В самом деле, ничего скандального в том, что студент напился, а потом впал от этого в тоску, вовсе нет. Не исключено также, что он предавался и другим излишествам. Так, Дургеншейм, автор небольших по объему работ, сохранивший верность католицизму, подвергал Лютера самым яростным нападкам. А что говорит по этому поводу сам Лютер? В своей «Исповеди о св. Причастии» он, обычно предпочитающий ограничиваться описанием своего психологического состояния без упоминания обусловивших его внутренних причин, обронил признание о своей «достойной порицания юности». Но всего этого слишком мало, чтобы делать выводы. Правда, богослову и суперинтенданту Реформистской церкви Тольцену этих данных хватило, чтобы заподозрить
Лютера в совершении тяжких грехов, без которых, по его мнению, невозможно объяснить его смятение.

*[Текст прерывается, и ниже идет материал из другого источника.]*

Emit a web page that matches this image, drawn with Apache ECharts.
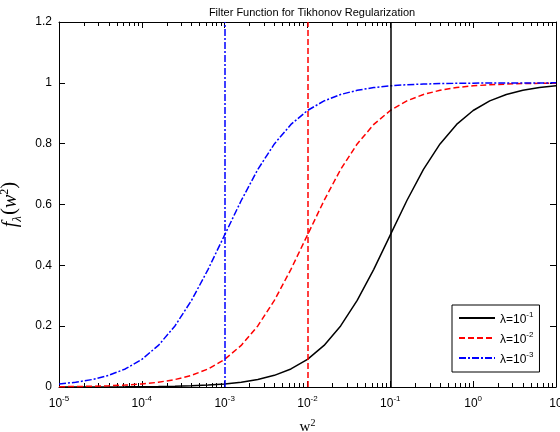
<!DOCTYPE html>
<html>
<head>
<meta charset="utf-8">
<script src="https://cdn.jsdelivr.net/npm/echarts@6/dist/echarts.min.js"></script>
<style>
  html, body { margin: 0; padding: 0; background: #fff; }
  #chart { width: 560px; height: 432px; }
</style>
</head>
<body>
<div id="chart"></div>
<script>
// w^2 sample points (5 per decade)
const wSquared = [
  1e-5, 1.585e-5, 2.512e-5, 3.981e-5, 6.310e-5,
  1e-4, 1.585e-4, 2.512e-4, 3.981e-4, 6.310e-4,
  1e-3, 1.585e-3, 2.512e-3, 3.981e-3, 6.310e-3,
  1e-2, 1.585e-2, 2.512e-2, 3.981e-2, 6.310e-2,
  1e-1, 1.585e-1, 2.512e-1, 3.981e-1, 6.310e-1,
  1, 1.585, 2.512, 3.981, 6.310,
  10
];

// filter values
const fLambda1 = [
  0.0001, 0.0002, 0.0003, 0.0004, 0.0006,
  0.0010, 0.0016, 0.0025, 0.0040, 0.0063,
  0.0099, 0.0156, 0.0245, 0.0383, 0.0593,
  0.0909, 0.1368, 0.2008, 0.2847, 0.3869,
  0.5000, 0.6131, 0.7153, 0.7992, 0.8632,
  0.9091, 0.9406, 0.9617, 0.9755, 0.9844,
  0.9901
];
const fLambda2 = [
  0.0010, 0.0016, 0.0025, 0.0040, 0.0063,
  0.0099, 0.0156, 0.0245, 0.0383, 0.0593,
  0.0909, 0.1368, 0.2008, 0.2847, 0.3869,
  0.5000, 0.6131, 0.7153, 0.7992, 0.8632,
  0.9091, 0.9406, 0.9617, 0.9755, 0.9844,
  0.9901, 0.9937, 0.9960, 0.9975, 0.9984,
  0.9990
];
const fLambda3 = [
  0.0099, 0.0156, 0.0245, 0.0383, 0.0593,
  0.0909, 0.1368, 0.2008, 0.2847, 0.3869,
  0.5000, 0.6131, 0.7153, 0.7992, 0.8632,
  0.9091, 0.9406, 0.9617, 0.9755, 0.9844,
  0.9901, 0.9937, 0.9960, 0.9975, 0.9984,
  0.9990, 0.9994, 0.9996, 0.9997, 0.9998,
  0.9999
];

const lambdas = [1e-1, 1e-2, 1e-3];
const lambdaExp = ['-1', '-2', '-3'];
const seriesNames = ['λ=10^-1', 'λ=10^-2', 'λ=10^-3'];
const yTicks = [0, 0.2, 0.4, 0.6, 0.8, 1, 1.2];

// minor tick positions on the log axis
const minorTicks = [];
for (let d = -5; d < 1; d++) {
  for (let m = 2; m <= 9; m++) minorTicks.push(m * Math.pow(10, d));
}

const colors = ['#000000', '#ff0000', '#0000ff'];
const dashes = ['solid', [6, 3], [7, 2, 2, 2]];
const curves = [fLambda1, fLambda2, fLambda3];

const supRich = {
  base: { fontSize: 12, color: '#000', fontFamily: 'Liberation Sans, Arial', lineHeight: 16, verticalAlign: 'bottom' },
  sup: { fontSize: 8, color: '#000', fontFamily: 'Liberation Sans, Arial', lineHeight: 16, verticalAlign: 'bottom', padding: [0, 0, 7, 0] }
};

function expLabel(v) {
  const e = Math.round(Math.log10(v));
  if (e === 1) return '{base|10}';
  return '{base|10}{sup|' + e + '}';
}

const chart = echarts.init(document.getElementById('chart'), null, { renderer: 'canvas' });

const series = curves.map((vals, i) => ({
  name: seriesNames[i],
  type: 'line',
  xAxisIndex: 0,
  yAxisIndex: 0,
  symbol: 'none',
  smooth: false,
  data: wSquared.map((x, j) => [x, vals[j]]),
  lineStyle: { color: colors[i], width: 1.5, type: dashes[i] },
  itemStyle: { color: colors[i] },
  markLine: {
    silent: true,
    symbol: 'none',
    label: { show: false },
    lineStyle: { color: colors[i], width: 1.5, type: dashes[i] },
    data: [[{ coord: [lambdas[i], 0] }, { coord: [lambdas[i], 1.2] }]]
  }
}));

const logAxisBase = {
  type: 'log',
  logBase: 10,
  min: 1e-5,
  max: 10,
  splitLine: { show: false },
  minorSplitLine: { show: false }
};

const tickStyle = { color: '#000', width: 1 };

chart.setOption({
  animation: false,
  backgroundColor: '#fff',
  title: {
    text: 'Filter Function for Tikhonov Regularization',
    left: 307, top: 2, textAlign: 'center',
    textStyle: { fontSize: 11, fontWeight: 'normal', color: '#000', fontFamily: 'Liberation Sans, Arial' }
  },
  grid: { left: 59, right: 4, top: 22, bottom: 45, containLabel: false, outerBoundsMode: 'none' },
  legend: {
    orient: 'vertical',
    left: 452, top: 305,
    width: 86,
    padding: [6, 6, 6, 6],
    itemGap: 5,
    itemWidth: 36,
    itemHeight: 15,
    backgroundColor: '#fff',
    borderColor: '#000',
    borderWidth: 1,
    itemStyle: { opacity: 0 },
    data: seriesNames,
    formatter: name => {
      const i = seriesNames.indexOf(name);
      return '{base|λ=10}{sup|' + lambdaExp[i] + '}';
    },
    textStyle: { rich: supRich }
  },
  xAxis: [
    Object.assign({}, logAxisBase, {
      position: 'bottom',
      name: '{n|w}{s|2}',
      nameLocation: 'middle',
      nameGap: 30,
      nameTextStyle: {
        rich: {
          n: { fontSize: 15, fontFamily: 'Liberation Serif, Times New Roman', color: '#000', lineHeight: 18, verticalAlign: 'bottom' },
          s: { fontSize: 10, fontFamily: 'Liberation Serif, Times New Roman', color: '#000', lineHeight: 18, verticalAlign: 'bottom', padding: [0, 0, 7, 0] }
        }
      },
      axisLine: { show: true, onZero: false, lineStyle: { color: '#000', width: 1 } },
      axisTick: { show: true, inside: true, length: 6, lineStyle: tickStyle },
      axisLabel: { margin: 7, formatter: expLabel, rich: supRich, showMinLabel: true, showMaxLabel: true }
    }),
    Object.assign({}, logAxisBase, {
      position: 'bottom',
      axisLine: { show: false, onZero: false },
      axisTick: { show: true, inside: true, length: 4, customValues: minorTicks, lineStyle: tickStyle },
      axisLabel: { show: false }
    }),
    Object.assign({}, logAxisBase, {
      position: 'top',
      axisLine: { show: true, onZero: false, lineStyle: { color: '#000', width: 1 } },
      axisTick: { show: true, inside: true, length: 6, lineStyle: tickStyle },
      axisLabel: { show: false }
    }),
    Object.assign({}, logAxisBase, {
      position: 'top',
      axisLine: { show: false, onZero: false },
      axisTick: { show: true, inside: true, length: 4, customValues: minorTicks, lineStyle: tickStyle },
      axisLabel: { show: false }
    })
  ],
  yAxis: [
    {
      type: 'value',
      min: 0, max: 1.2, interval: 0.2,
      position: 'left',
      name: '{f|f}{l|λ}{p|(}{f|w}{s|2}{p|)}',
      nameLocation: 'middle',
      nameGap: 38,
      nameRotate: 90,
      nameTextStyle: {
        rich: {
          f: { fontSize: 20, fontStyle: 'italic', fontFamily: 'Liberation Serif, Times New Roman', color: '#000', lineHeight: 24, verticalAlign: 'bottom' },
          l: { fontSize: 13, fontStyle: 'italic', fontFamily: 'Liberation Serif, Times New Roman', color: '#000', lineHeight: 24, verticalAlign: 'bottom', padding: [0, 1, -4, 0] },
          p: { fontSize: 21, fontFamily: 'Liberation Serif, Times New Roman', color: '#000', lineHeight: 24, verticalAlign: 'bottom' },
          s: { fontSize: 12, fontFamily: 'Liberation Serif, Times New Roman', color: '#000', lineHeight: 24, verticalAlign: 'bottom', padding: [0, 0, 10, 0] }
        }
      },
      splitLine: { show: false },
      axisLine: { show: true, onZero: false, lineStyle: { color: '#000', width: 1 } },
      axisTick: { show: true, inside: true, length: 6, lineStyle: tickStyle },
      axisLabel: {
        margin: 7, color: '#000', fontSize: 12, fontFamily: 'Liberation Sans, Arial',
        formatter: v => {
          const t = yTicks.find(k => Math.abs(k - v) < 1e-9);
          return t === undefined ? '' : String(t);
        }
      }
    },
    {
      type: 'value',
      min: 0, max: 1.2, interval: 0.2,
      position: 'right',
      splitLine: { show: false },
      axisLine: { show: true, onZero: false, lineStyle: { color: '#000', width: 1 } },
      axisTick: { show: true, inside: true, length: 6, lineStyle: tickStyle },
      axisLabel: { show: false }
    }
  ],
  series: series
});
</script>
</body>
</html>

Впрочем, все эти трудности личного порядка нисколько не мешали его учебе, и 6 января 1505 года, в праздник Богоявления, успешно выдержав экзамен, Мартин Лютер получил степень магистра искусств, дававшую право на преподавание. Судя по всему, в Эрфурте предпочитали обходиться без промежуточной между бакалавром и магистром степени лиценциата, принятой в Парижском и других университетах. Из семнадцати студентов он закончил курс вторым. На торжественной церемонии ему и остальным его товарищам вручили отличительные знаки магистра искусств – кольцо и шапочку.

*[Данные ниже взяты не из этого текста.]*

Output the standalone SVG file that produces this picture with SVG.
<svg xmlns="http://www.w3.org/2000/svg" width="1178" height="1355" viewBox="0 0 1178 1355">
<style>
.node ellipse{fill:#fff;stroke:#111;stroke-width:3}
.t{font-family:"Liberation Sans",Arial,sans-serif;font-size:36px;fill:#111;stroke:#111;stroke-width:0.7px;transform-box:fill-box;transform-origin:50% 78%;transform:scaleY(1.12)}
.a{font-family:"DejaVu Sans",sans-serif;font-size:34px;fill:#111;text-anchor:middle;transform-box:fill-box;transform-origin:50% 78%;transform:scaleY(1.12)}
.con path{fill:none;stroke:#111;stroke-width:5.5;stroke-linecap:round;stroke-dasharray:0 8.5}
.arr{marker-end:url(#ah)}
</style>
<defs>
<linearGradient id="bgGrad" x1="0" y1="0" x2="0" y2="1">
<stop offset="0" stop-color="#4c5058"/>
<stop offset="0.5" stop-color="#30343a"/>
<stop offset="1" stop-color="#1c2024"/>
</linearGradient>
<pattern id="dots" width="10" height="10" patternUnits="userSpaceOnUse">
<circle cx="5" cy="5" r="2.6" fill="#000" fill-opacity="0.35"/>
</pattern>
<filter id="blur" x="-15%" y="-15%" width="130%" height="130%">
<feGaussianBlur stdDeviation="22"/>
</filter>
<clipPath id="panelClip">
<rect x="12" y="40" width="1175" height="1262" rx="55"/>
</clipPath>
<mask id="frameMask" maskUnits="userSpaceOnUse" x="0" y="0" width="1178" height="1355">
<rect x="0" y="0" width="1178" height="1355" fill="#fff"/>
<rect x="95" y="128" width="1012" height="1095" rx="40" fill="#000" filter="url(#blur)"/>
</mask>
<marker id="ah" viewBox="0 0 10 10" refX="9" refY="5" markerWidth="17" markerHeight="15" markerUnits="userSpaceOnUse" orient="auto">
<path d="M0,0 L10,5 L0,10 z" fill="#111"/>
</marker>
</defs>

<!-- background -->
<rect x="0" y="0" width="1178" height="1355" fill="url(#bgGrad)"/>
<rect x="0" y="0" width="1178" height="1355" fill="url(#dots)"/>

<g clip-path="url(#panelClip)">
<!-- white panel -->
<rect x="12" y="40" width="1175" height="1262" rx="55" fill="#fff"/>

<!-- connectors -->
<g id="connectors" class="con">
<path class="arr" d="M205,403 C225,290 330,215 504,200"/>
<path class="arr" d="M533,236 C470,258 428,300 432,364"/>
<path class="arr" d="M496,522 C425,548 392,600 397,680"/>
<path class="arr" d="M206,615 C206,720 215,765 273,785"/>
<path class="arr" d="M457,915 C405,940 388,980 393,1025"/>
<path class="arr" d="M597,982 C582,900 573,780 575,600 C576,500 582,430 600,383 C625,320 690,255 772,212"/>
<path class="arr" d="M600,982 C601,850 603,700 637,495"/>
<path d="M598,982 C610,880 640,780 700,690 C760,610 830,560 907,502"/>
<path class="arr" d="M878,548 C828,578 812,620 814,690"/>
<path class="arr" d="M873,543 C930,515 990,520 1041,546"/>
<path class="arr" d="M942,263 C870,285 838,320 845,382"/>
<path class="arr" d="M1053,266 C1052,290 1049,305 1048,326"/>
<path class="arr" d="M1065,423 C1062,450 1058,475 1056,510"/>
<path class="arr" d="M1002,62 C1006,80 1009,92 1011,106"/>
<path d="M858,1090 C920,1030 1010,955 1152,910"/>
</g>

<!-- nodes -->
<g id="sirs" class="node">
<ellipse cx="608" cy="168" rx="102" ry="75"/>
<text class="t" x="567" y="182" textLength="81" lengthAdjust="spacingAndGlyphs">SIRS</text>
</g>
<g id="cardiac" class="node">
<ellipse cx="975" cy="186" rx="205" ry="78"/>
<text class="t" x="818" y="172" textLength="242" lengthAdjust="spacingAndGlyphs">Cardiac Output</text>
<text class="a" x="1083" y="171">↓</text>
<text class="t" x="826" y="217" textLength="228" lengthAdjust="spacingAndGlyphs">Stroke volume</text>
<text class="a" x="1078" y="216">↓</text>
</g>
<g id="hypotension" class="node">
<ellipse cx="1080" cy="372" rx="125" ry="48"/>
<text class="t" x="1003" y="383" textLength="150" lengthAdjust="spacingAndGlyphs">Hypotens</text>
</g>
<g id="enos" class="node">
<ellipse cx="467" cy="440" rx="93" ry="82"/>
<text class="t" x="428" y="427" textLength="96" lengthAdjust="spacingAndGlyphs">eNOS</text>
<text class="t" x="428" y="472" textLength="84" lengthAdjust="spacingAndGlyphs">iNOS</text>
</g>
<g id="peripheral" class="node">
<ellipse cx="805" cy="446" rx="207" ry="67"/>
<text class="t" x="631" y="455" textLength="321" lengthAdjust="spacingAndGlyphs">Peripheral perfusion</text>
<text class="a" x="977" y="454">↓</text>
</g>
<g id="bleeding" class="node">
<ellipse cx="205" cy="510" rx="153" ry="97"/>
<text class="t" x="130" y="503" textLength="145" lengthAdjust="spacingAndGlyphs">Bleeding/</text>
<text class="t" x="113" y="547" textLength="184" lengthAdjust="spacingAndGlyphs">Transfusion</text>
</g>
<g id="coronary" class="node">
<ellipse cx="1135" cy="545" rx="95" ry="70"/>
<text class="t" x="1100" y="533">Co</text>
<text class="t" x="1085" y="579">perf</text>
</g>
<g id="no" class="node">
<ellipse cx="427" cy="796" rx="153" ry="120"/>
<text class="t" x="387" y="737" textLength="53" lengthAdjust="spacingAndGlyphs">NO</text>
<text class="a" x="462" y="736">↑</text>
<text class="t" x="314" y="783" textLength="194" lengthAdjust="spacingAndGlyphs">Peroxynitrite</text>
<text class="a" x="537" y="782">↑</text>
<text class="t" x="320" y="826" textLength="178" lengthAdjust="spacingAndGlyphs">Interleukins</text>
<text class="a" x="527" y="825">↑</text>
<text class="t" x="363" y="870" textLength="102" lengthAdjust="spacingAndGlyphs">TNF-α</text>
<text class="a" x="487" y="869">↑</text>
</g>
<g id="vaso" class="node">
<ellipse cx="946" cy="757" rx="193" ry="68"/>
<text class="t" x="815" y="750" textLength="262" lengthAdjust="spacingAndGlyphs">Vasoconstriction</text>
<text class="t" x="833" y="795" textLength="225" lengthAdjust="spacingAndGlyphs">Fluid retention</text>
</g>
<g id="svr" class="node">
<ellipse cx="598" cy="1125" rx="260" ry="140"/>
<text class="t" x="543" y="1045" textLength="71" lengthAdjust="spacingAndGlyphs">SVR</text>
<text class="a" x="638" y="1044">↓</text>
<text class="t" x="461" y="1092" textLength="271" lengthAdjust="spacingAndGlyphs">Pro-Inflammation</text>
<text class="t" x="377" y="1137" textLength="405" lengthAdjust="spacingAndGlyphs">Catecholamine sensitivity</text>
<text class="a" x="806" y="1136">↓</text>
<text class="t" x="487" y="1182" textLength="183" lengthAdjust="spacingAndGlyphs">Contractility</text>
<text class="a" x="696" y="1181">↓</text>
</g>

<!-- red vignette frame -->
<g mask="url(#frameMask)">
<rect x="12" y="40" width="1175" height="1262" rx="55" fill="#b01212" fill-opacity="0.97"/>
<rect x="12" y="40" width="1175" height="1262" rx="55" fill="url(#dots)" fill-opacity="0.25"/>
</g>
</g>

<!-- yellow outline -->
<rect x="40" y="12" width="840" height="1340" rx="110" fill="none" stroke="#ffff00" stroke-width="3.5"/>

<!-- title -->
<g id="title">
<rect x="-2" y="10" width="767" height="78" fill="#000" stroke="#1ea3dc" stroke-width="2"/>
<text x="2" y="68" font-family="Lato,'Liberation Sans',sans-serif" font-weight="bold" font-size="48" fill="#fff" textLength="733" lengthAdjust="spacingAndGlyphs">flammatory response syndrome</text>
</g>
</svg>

Он тут же записался на юридический факультет. Отец по-прежнему настаивал, чтобы он продолжал учебу, без которой немыслима блестящая карьера, и даже начинал подумывать о выгодной женитьбе для сына. На окончание курса он привез Мартину дорогой подарок – том «Corpus Juris». Никогда не имевший ни малейшего представления о внутренних переживаниях, точивших душу сына, он пребывал в уверенности, что тот счастлив своим вступлением в самую престижную из университетских корпораций, открывавшую доступ к наиболее высокооплачиваемым должностям церковной и светской иерархии. Однако последовавшие вскоре непредвиденные события не оставили от этих радужных мечтаний камня на камне.